Federal Circuit Court Denies "Lehman Brothers" Trademark for Whiskey
- The U.S. Court of Appeals for the Federal Circuit on June 1, 2022, issued an order in favor of Barclays Capital Inc.'s (Barclays) opposition to a trademark application for LEHMAN BROTHERS filed by Tiger Lily Ventures Ltd. (Tiger Lily).
- The ruling offers some insight as to how the fame of a mark may influence the determination of the weight of the various "DuPont Factors" and how to assess the possible likelihood of confusion at the U.S. Patent and Trademark Office.
The U.S. Court of Appeals for the Federal Circuit on June 1, 2022, issued an order in favor of Barclays Capital Inc. (Barclays) in relation to its opposition to a trademark application for LEHMAN BROTHERS. The court affirmed that a trademark application filed by Tiger Lily Ventures Ltd. (Tiger Lily) for the mark LEHMAN BROTHERS is confusingly similar to Barclay's LEHMAN BROTHERS mark. The ruling offers some insight as to how the acquired fame and historical significance of some marks grants advantages on the ability to stop registration of confusingly similar marks.
After its bankruptcy, the financial brokerage firm Lehman Brothers sold Barclays all of its assets, including trademarks and accompanying goodwill. Over the years, the original trademark registrations that Barclays purchased from Lehman Brothers expired. In 2013, Barclays filed a new U.S. trademark application with the U.S. Patent and Trademark Office (USPTO) for the mark LEHMAN BROTHERS covering a wide range of banking, investment and brokerage services.

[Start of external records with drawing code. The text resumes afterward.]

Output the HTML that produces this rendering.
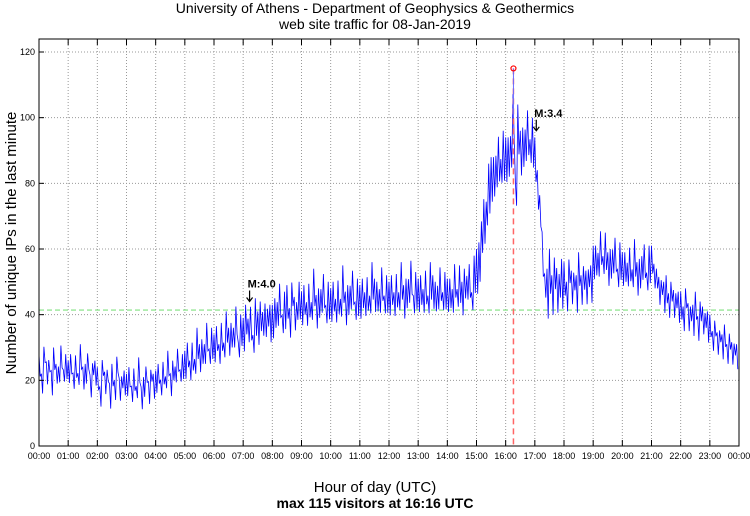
<!DOCTYPE html>
<html><head><meta charset="utf-8"><style>
body{margin:0;background:#fff;}
svg text{font-family:"Liberation Sans",sans-serif;}
</style></head><body>
<svg id="chart" width="750" height="511" xmlns="http://www.w3.org/2000/svg">
<text x="375" y="13" font-size="14" text-anchor="middle">University of Athens - Department of Geophysics &amp; Geothermics</text>
<text x="375" y="29" font-size="14" text-anchor="middle">web site traffic for 08-Jan-2019</text>
<text x="375" y="492" font-size="15" text-anchor="middle">Hour of day (UTC)</text>
<text x="375" y="508" font-size="14" font-weight="bold" text-anchor="middle">max 115 visitors at 16:16 UTC</text>
<text x="0" y="0" font-size="15" text-anchor="middle" transform="translate(16,243) rotate(-90)">Number of unique IPs in the last minute</text>
<g id="grid"></g><g id="series"></g><g id="overlay"></g><g id="axes"></g>
</svg>
<script>
const yTicks=[0,20,40,60,80,100,120];
const hourLabels=["00:00","01:00","02:00","03:00","04:00","05:00","06:00","07:00","08:00","09:00","10:00","11:00","12:00","13:00","14:00","15:00","16:00","17:00","18:00","19:00","20:00","21:00","22:00","23:00","00:00"];
const visitors=[
24,20,27,22,25,19,26,23,21,27,22,24,
22,26,19,24,21,27,20,23,25,18,24,22,
20,16,23,19,22,15,21,18,24,17,20,19,
18,22,15,20,17,23,14,19,21,16,22,18,
19,23,17,22,20,25,18,24,21,26,22,24,
24,29,22,27,25,31,26,30,27,33,28,31,
29,34,27,33,30,36,31,35,32,38,30,35,
33,40,34,37,32,39,35,41,36,38,40,37,
37,42,39,44,38,41,43,39,45,40,42,44,
41,46,39,44,42,48,40,45,43,47,41,44,
42,47,40,45,43,49,41,46,44,48,42,45,
43,48,42,46,44,50,45,47,43,49,44,46,
44,49,42,47,45,50,43,48,46,51,44,47,
45,49,43,48,44,50,46,47,44,49,45,47,
45,48,43,50,46,49,44,51,47,50,45,52,
52,58,62,68,72,78,80,84,82,87,85,88,
86,90,88,100,78,96,88,93,90,95,91,92,
86,80,70,58,50,46,52,48,51,47,50,49,
50,47,52,48,51,46,53,49,50,48,52,49,
55,58,54,60,56,59,53,57,55,58,52,56,
53,56,51,55,52,57,50,54,53,56,51,55,
56,53,50,47,49,45,47,44,46,43,45,42,
42,40,44,39,41,38,42,37,40,38,39,36,
36,33,35,31,34,30,33,29,31,28,30,27];
// per-hour noise spread
const hourlySpread=[4,4,4,4,4,5,5,6,6,6,6,6,6,6,6,8,8,8,6,6,6,5,5,4];
const jitter=[1,-0.7,0.5,-1,0.8,-0.4,0.9,-0.8,0.3,-0.6,1,-0.9];
const averageValue=[41.4];
const maxPoint=[16+16/60,115];
const quakes=[{label:"M:4.0",hour:7.22,value:44},{label:"M:3.4",hour:17.05,value:96}];

const L=39,R=739,T=39,B=446,Y0=446,Y120=52;
const xs=h=>L+h/24*(R-L);
const ys=v=>Y0-v/120*(Y0-Y120);
const NS="http://www.w3.org/2000/svg";
function mk(tag,parent,attrs){const e=document.createElementNS(NS,tag);for(const k in attrs)e.setAttribute(k,attrs[k]);document.getElementById(parent).appendChild(e);return e;}

yTicks.forEach(v=>{
 if(v>0){const g=mk('line','grid',{x1:L,x2:R,y1:ys(v),y2:ys(v),stroke:'#999','stroke-dasharray':'1,2','stroke-width':1});
 
 }
 const t=mk('line','axes',{x1:L,x2:L+5,y1:ys(v),y2:ys(v),stroke:'#000'});
 
 
 const l=mk('text','axes',{x:L-4,y:ys(v)+3,'font-size':9,'text-anchor':'end'});l.textContent=v;
 
 
});
hourLabels.forEach((s,i)=>{
 const x=xs(i);
 if(i>0&&i<24){const g=mk('line','grid',{x1:x,x2:x,y1:T,y2:B,stroke:'#999','stroke-dasharray':'1,2','stroke-width':1});
 
 }
 const t=mk('line','axes',{x1:x,x2:x,y1:B,y2:B-6,stroke:'#000'});
 
 
 const t2=mk('line','axes',{x1:x,x2:x,y1:T,y2:T+6,stroke:'#000'});
 
 
 const l=mk('text','axes',{x:x,y:B+13,'font-size':9,'text-anchor':'middle'});l.textContent=s;
 
 
});
const frame=mk('rect','axes',{x:L,y:T,width:R-L,height:B-T,fill:'none',stroke:'#000'});



const avg=mk('line','series',{x1:L,x2:R,y1:ys(averageValue[0]),y2:ys(averageValue[0]),stroke:'#7fe07f','stroke-dasharray':'5,3','stroke-width':1.2});



const n=visitors.length, step=24/n, sub=2;
const pts=[];
visitors.forEach((v,i)=>{
 const sp=hourlySpread[Math.floor(i*step)];
 for(let k=0;k<sub;k++){
  const j=jitter[(i*sub+k)%jitter.length];
  pts.push(xs((i+k/sub)*step).toFixed(1)+','+ys(v+sp*j).toFixed(1));
 }
});
const ln=mk('polyline','series',{points:pts.join(' '),fill:'none',stroke:'#0000ff','stroke-width':0.8});



const mx=xs(maxPoint[0]),my=ys(maxPoint[1]);
const vl=mk('line','overlay',{x1:mx,x2:mx,y1:my,y2:B,stroke:'#ff6666','stroke-dasharray':'6,4','stroke-width':1.5});


const pk=mk('line','overlay',{x1:mx,x2:mx,y1:my,y2:ys(visitors[195]),stroke:'#6a6aff','stroke-width':1});


const mc=mk('circle','overlay',{cx:mx,cy:my,r:2.5,fill:'none',stroke:'#ff0000','stroke-width':1.2});



quakes.forEach(q=>{
 const x=xs(q.hour),y=ys(q.value);
 const t=mk('text','overlay',{x:x-2,y:y-14,'font-size':11,'font-weight':'bold'});t.textContent=q.label;
 
 
 const a=mk('path','overlay',{d:`M${x},${y-11} L${x},${y} M${x-3},${y-4} L${x},${y} L${x+3},${y-4}`,stroke:'#000','stroke-width':1.2,fill:'none'});
 
 
});
</script>
</body></html>
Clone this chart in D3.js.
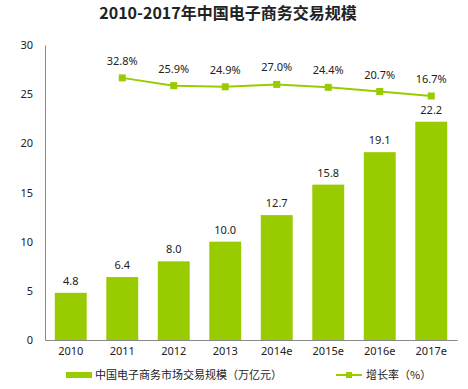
<!DOCTYPE html>
<html>
<head>
<meta charset="utf-8">
<script src="https://cdn.jsdelivr.net/npm/d3@7"></script>
<style>
  body { margin: 0; background: #fff; }
  text { font-family: "Noto Sans", "Noto Sans CJK SC", sans-serif; fill: #222; }
</style>
</head>
<body>
<div id="chart"></div>
<script>
// data
const years = ["2010", "2011", "2012", "2013", "2014e", "2015e", "2016e", "2017e"]
const scale = [4.8, 6.4, 8.0, 10.0, 12.7, 15.8, 19.1, 22.2]
const growth = [null, 32.8, 25.9, 24.9, 27.0, 24.4, 20.7, 16.7]
const yTicks = [0, 5, 10, 15, 20, 25, 30]

const width = 468
const height = 389
const margin = { top: 45, bottom: 49, left: 45, right: 11 }
const green = "#99cc00"

const svg = d3.select("div#chart").append("svg").attr("width", width).attr("height", height)

const x = d3.scaleBand().domain(years).range([margin.left, width - margin.right]).paddingInner(0.38).paddingOuter(0.19)
const y = d3.scaleLinear().domain([0, 30]).range([height - margin.bottom, margin.top])
// secondary axis for the growth line (not drawn)
const y2 = d3.scaleLinear().domain([-200, 62]).range([height - margin.bottom, margin.top])

// title
svg.append("text")
    .attr("x", 228).attr("y", 19)
    .attr("text-anchor", "middle")
    .style("font-family", "'Noto Sans CJK SC', sans-serif")
    .style("font-size", "16px").style("font-weight", "bold")
    .text("2010-2017年中国电子商务交易规模")

// axes
const yAxis = d3.axisLeft(y).tickValues(yTicks).tickSize(0).tickPadding(12)
const yAxisGroup = svg.append("g").attr("transform", `translate(${margin.left},0)`).call(yAxis)
yAxisGroup.select(".domain").attr("stroke", "#888")
yAxisGroup.selectAll("text").style("font-size", "11px")

const xAxis = d3.axisBottom(x).tickSize(0).tickPadding(7)
const xAxisGroup = svg.append("g").attr("transform", `translate(0,${height - margin.bottom})`).call(xAxis)
xAxisGroup.select(".domain").attr("stroke", "#888")
xAxisGroup.selectAll("text").style("font-size", "11px")

// bars
svg.append("g").selectAll("rect").data(scale).join("rect")
    .attr("x", (d, i) => x(years[i]))
    .attr("y", d => y(d))
    .attr("width", x.bandwidth())
    .attr("height", d => y(0) - y(d))
    .attr("fill", green)

svg.append("g").selectAll("text").data(scale).join("text")
    .attr("x", (d, i) => x(years[i]) + x.bandwidth() / 2)
    .attr("y", d => y(d) - 8)
    .attr("text-anchor", "middle")
    .style("font-size", "11px")
    .text(d => d.toFixed(1))

// growth line
const pts = growth.map((d, i) => ({ k: years[i], v: d })).filter(d => d.v !== null)
const line = d3.line().x(d => x(d.k) + x.bandwidth() / 2).y(d => y2(d.v))
svg.append("path").datum(pts)
    .attr("d", line)
    .attr("fill", "none")
    .attr("stroke", green)
    .attr("stroke-width", 2)

svg.append("g").selectAll("rect").data(pts).join("rect")
    .attr("x", d => x(d.k) + x.bandwidth() / 2 - 3.5)
    .attr("y", d => y2(d.v) - 3.5)
    .attr("width", 7).attr("height", 7)
    .attr("fill", green)

svg.append("g").selectAll("text").data(pts).join("text")
    .attr("x", d => x(d.k) + x.bandwidth() / 2)
    .attr("y", d => y2(d.v) - 13)
    .attr("text-anchor", "middle")
    .style("font-size", "11px")
    .text(d => d.v.toFixed(1) + "%")

// legend
const legend = svg.append("g").attr("transform", "translate(0,375)")
legend.append("rect").attr("x", 66).attr("y", -3).attr("width", 26).attr("height", 6).attr("fill", green)
legend.append("text").attr("x", 95).attr("y", 4)
    .style("font-family", "'Noto Sans CJK SC', sans-serif").style("font-size", "11px")
    .text("中国电子商务市场交易规模（万亿元）")
legend.append("line").attr("x1", 336).attr("x2", 362).attr("y1", 0).attr("y2", 0)
    .attr("stroke", green).attr("stroke-width", 2)
legend.append("rect").attr("x", 346).attr("y", -3).attr("width", 6).attr("height", 6).attr("fill", green)
legend.append("text").attr("x", 366).attr("y", 4)
    .style("font-family", "'Noto Sans CJK SC', sans-serif").style("font-size", "11px")
    .text("增长率（%）")
</script>
</body>
</html>
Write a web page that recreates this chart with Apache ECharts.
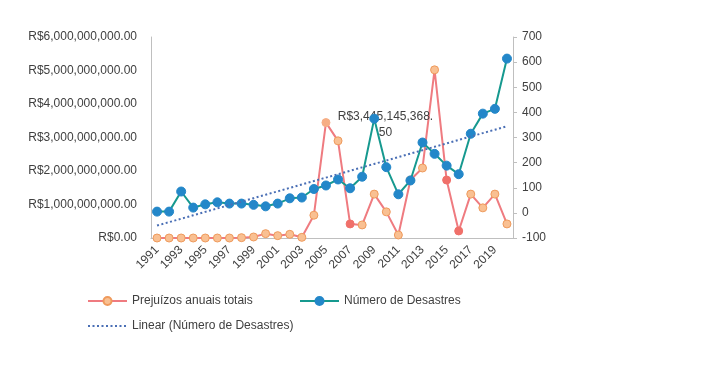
<!DOCTYPE html>
<html>
<head>
<meta charset="utf-8">
<script src="https://cdn.jsdelivr.net/npm/echarts@6/dist/echarts.min.js"></script>
<style>
  html, body { margin: 0; padding: 0; background: #ffffff; }
  #chart { width: 720px; height: 379px; }
</style>
</head>
<body>
<div id="chart"></div>
<script>
// ---- data ----
const years = ['1991','1992','1993','1994','1995','1996','1997','1998','1999','2000',
               '2001','2002','2003','2004','2005','2006','2007','2008','2009','2010',
               '2011','2012','2013','2014','2015','2016','2017','2018','2019','2020'];

// Prejuízos anuais totais (R$)
const losses = [0, 0, 0, 0, 0, 0, 0, 0.01e9, 0.03e9, 0.13e9,
                0.07e9, 0.11e9, 0.02e9, 0.68e9, 3445145368.50, 2.90e9, 0.42e9, 0.39e9, 1.31e9, 0.78e9,
                0.09e9, 1.73e9, 2.09e9, 5.02e9, 1.73e9, 0.21e9, 1.31e9, 0.90e9, 1.31e9, 0.42e9];

// Número de Desastres
const disasters = [5, 5, 85, 21, 34, 42, 37, 37, 32, 26,
                   37, 58, 61, 95, 109, 133, 98, 144, 375, 182,
                   74, 129, 280, 235, 188, 154, 315, 395, 414, 614];

const lossTicks = { min: 0, max: 6e9, interval: 1e9 };
const countTicks = { min: -100, max: 700, interval: 100 };

const labelledYear = '2005';
const redYears = ['2007', '2015', '2016'];

// ---- linear trend of disasters (least squares, like Excel) ----
const n = disasters.length;
const mx = (n - 1) / 2;
const my = disasters.reduce((a, b) => a + b, 0) / n;
let sxy = 0, sxx = 0;
disasters.forEach((v, i) => { sxy += (i - mx) * (v - my); sxx += (i - mx) * (i - mx); });
const slope = sxy / sxx;
const trend = disasters.map((v, i) => +(my + slope * (i - mx)).toFixed(2));

const FONT = 'Liberation Sans';
const TXT = '#404040';

function brl(v) {
  return 'R$' + Number(v).toLocaleString('en-US', { minimumFractionDigits: 2, maximumFractionDigits: 2 });
}

const lossData = losses.map((v, i) => {
  const y = years[i];
  const item = { value: v };
  if (redYears.includes(y)) {
    item.itemStyle = { color: '#F0706A', borderColor: '#F0706A' };
  }
  if (y === labelledYear) {
    item.itemStyle = { color: '#F6AE85', borderColor: '#F6AE85' };
    item.label = {
      show: true,
      formatter: function (p) {
        const s = brl(p.value);
        return s.slice(0, s.length - 2) + '\n' + s.slice(s.length - 2);
      },
      position: [64, -9],
      align: 'center',
      verticalAlign: 'top',
      color: TXT,
      fontFamily: FONT,
      fontSize: 12,
      lineHeight: 16
    };
  }
  return item;
});

const legendText = { color: TXT, fontFamily: FONT, fontSize: 12 };

const chart = echarts.init(document.getElementById('chart'), null, { renderer: 'canvas' });

chart.setOption({
  animation: false,
  backgroundColor: '#ffffff',
  textStyle: { fontFamily: FONT },
  grid: { left: 151, right: 207, top: 37, bottom: 141, containLabel: false },
  legend: [
    {
      data: ['Prejuízos anuais totais'],
      left: 82, top: 290,
      itemWidth: 39, itemHeight: 10, itemTextGap: 5,
      textStyle: legendText,
      selectedMode: false
    },
    {
      data: ['Número de Desastres'],
      left: 294, top: 290,
      itemWidth: 39, itemHeight: 10, itemTextGap: 5,
      textStyle: legendText,
      selectedMode: false
    },
    {
      data: ['Linear (Número de Desastres)'],
      left: 82, top: 315,
      itemWidth: 39, itemHeight: 10, itemTextGap: 5,
      itemStyle: { color: 'rgba(0,0,0,0)', borderColor: 'rgba(0,0,0,0)', borderWidth: 0 },
      textStyle: legendText,
      selectedMode: false
    }
  ],
  xAxis: {
    type: 'category',
    data: years,
    boundaryGap: true,
    axisLine: { show: true, lineStyle: { color: '#BFBFBF', width: 1 } },
    axisTick: { show: false },
    axisLabel: {
      interval: 1,
      rotate: 45,
      margin: 10,
      color: TXT,
      fontFamily: FONT,
      fontSize: 12
    },
    splitLine: { show: false }
  },
  yAxis: [
    {
      type: 'value',
      position: 'left',
      min: lossTicks.min, max: lossTicks.max, interval: lossTicks.interval,
      axisLine: { show: true, lineStyle: { color: '#BFBFBF', width: 1 } },
      axisTick: { show: false },
      splitLine: { show: false },
      axisLabel: {
        margin: 14,
        color: TXT,
        fontFamily: FONT,
        fontSize: 12,
        formatter: brl
      }
    },
    {
      type: 'value',
      position: 'right',
      min: countTicks.min, max: countTicks.max, interval: countTicks.interval,
      axisLine: { show: true, lineStyle: { color: '#BFBFBF', width: 1 } },
      axisTick: { show: true, length: 4, lineStyle: { color: '#BFBFBF' } },
      splitLine: { show: false },
      axisLabel: {
        margin: 9,
        color: TXT,
        fontFamily: FONT,
        fontSize: 12
      }
    }
  ],
  series: [
    {
      name: 'Prejuízos anuais totais',
      type: 'line',
      yAxisIndex: 0,
      z: 2,
      data: lossData,
      symbol: 'circle',
      symbolSize: 8,
      showAllSymbol: true,
      lineStyle: { color: '#EF7B80', width: 2 },
      itemStyle: { color: '#F9C092', borderColor: '#EF9A5C', borderWidth: 1 }
    },
    {
      name: 'Número de Desastres',
      type: 'line',
      yAxisIndex: 1,
      z: 3,
      data: disasters,
      symbol: 'circle',
      symbolSize: 9,
      showAllSymbol: true,
      lineStyle: { color: '#16998F', width: 2 },
      itemStyle: { color: '#2387C9', borderColor: '#2387C9', borderWidth: 1 }
    },
    {
      name: 'Linear (Número de Desastres)',
      type: 'line',
      yAxisIndex: 1,
      z: 4,
      data: trend,
      symbol: 'none',
      showSymbol: false,
      lineStyle: { color: '#4A6FB5', width: 2, type: [2, 2.5] },
      itemStyle: { color: '#4A6FB5' }
    }
  ]
});
</script>
</body>
</html>
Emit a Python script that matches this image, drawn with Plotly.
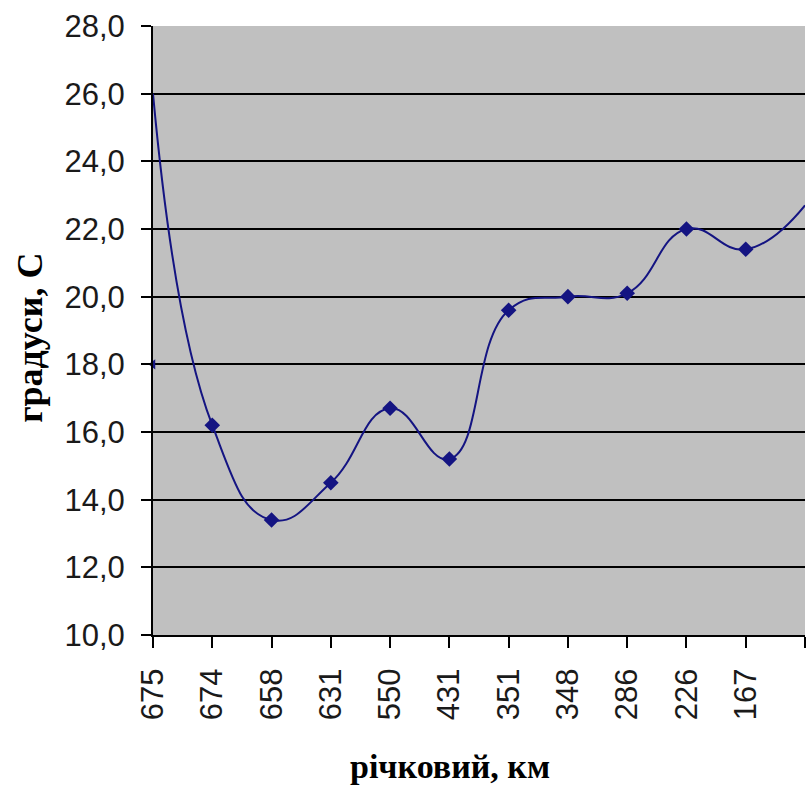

Months before Barclays' trademark application, Tiger Lily filed a mark application for the mark LEHMAN BROTHERS under the goods category for beer and spirits. Not long after that, Tiger Lily filed another LEHMAN BROTHERS trademark application seeking protection of the name in connection with bar services and restaurant services.
Both Barclays and Tiger Lily opposed each other's marks and after almost six years of litigation, the USPTO's Trademark Trial and Appeal Board (Board) ruled in Barclays' favor. After the Board's final decision, the dispute was raised to the U.S. Court of Appeals for the Federal Circuit.
Federal Circuit Court Order
The Federal Circuit Court supported the Trademark Trial and Appeal Board's holding that:
- there is enough evidence to support the Board's finding that Barclays did not abandon its rights in the LEHMAN BROTHERS mark
- Tiger Lily failed to show a lack of bona fide intent by Barclays to use the LEHMAN BROTHERS mark commercially
The Federal Circuit Court affirmed what the Board previously held: there is existent likelihood of confusion between both marks. For determining confusion among marks, the USPTO references the well-established "DuPont Factors." These factors were first enumerated in the precedential ruling In re E. I. du Pont de Nemours & Co. 476 F.2d 1357 (CCPA 1973). Such factors include, among others: the similarity or dissimilarity between marks, comparison of goods and/or services marketed/sold under marks, and comparison of the trade channels involved on marks.
Conclusion and Takeaways
Various U.S. Courts of Appeal have each developed a similar set of factors. Each Circuit Court interprets these factors and, according to the facts presented in trademark disputes, places more importance to one – or many – of the factors for determining the likelihood of confusion among marks.
In the LEHMAN BROTHERS case, the fame of the mark was a major component for determining whether consumers were likely to be confused. As the Federal Circuit Court observed, a "mark with extensive public recognition and renown deserves and receives more legal protection than an obscure or weak mark," and, a famous mark "casts a long shadow which competitors must avoid." For this reason, the court affirmed that Tiger Lily's attempts to capitalize on the fame of the LEHMAN BROTHERS mark weighed heavily in favor of finding the likelihood of confusion.
Surprisingly, the Federal Circuit Court affirmed the Trademark Trial and Appeal Board's decision that Barclays failed to prove that the LEHMAN BROTHERS mark was famous for dilution purposes. Even so, this did not prevent Barclays from blocking Tiger Lily's attempt to register the LEHMAN BROTHERS mark.
The present case provides some guidance as to how some historic marks such as LEHMAN BROTHERS that had – and has – famous significance may consequently carry a certain degree of weight under trademark law.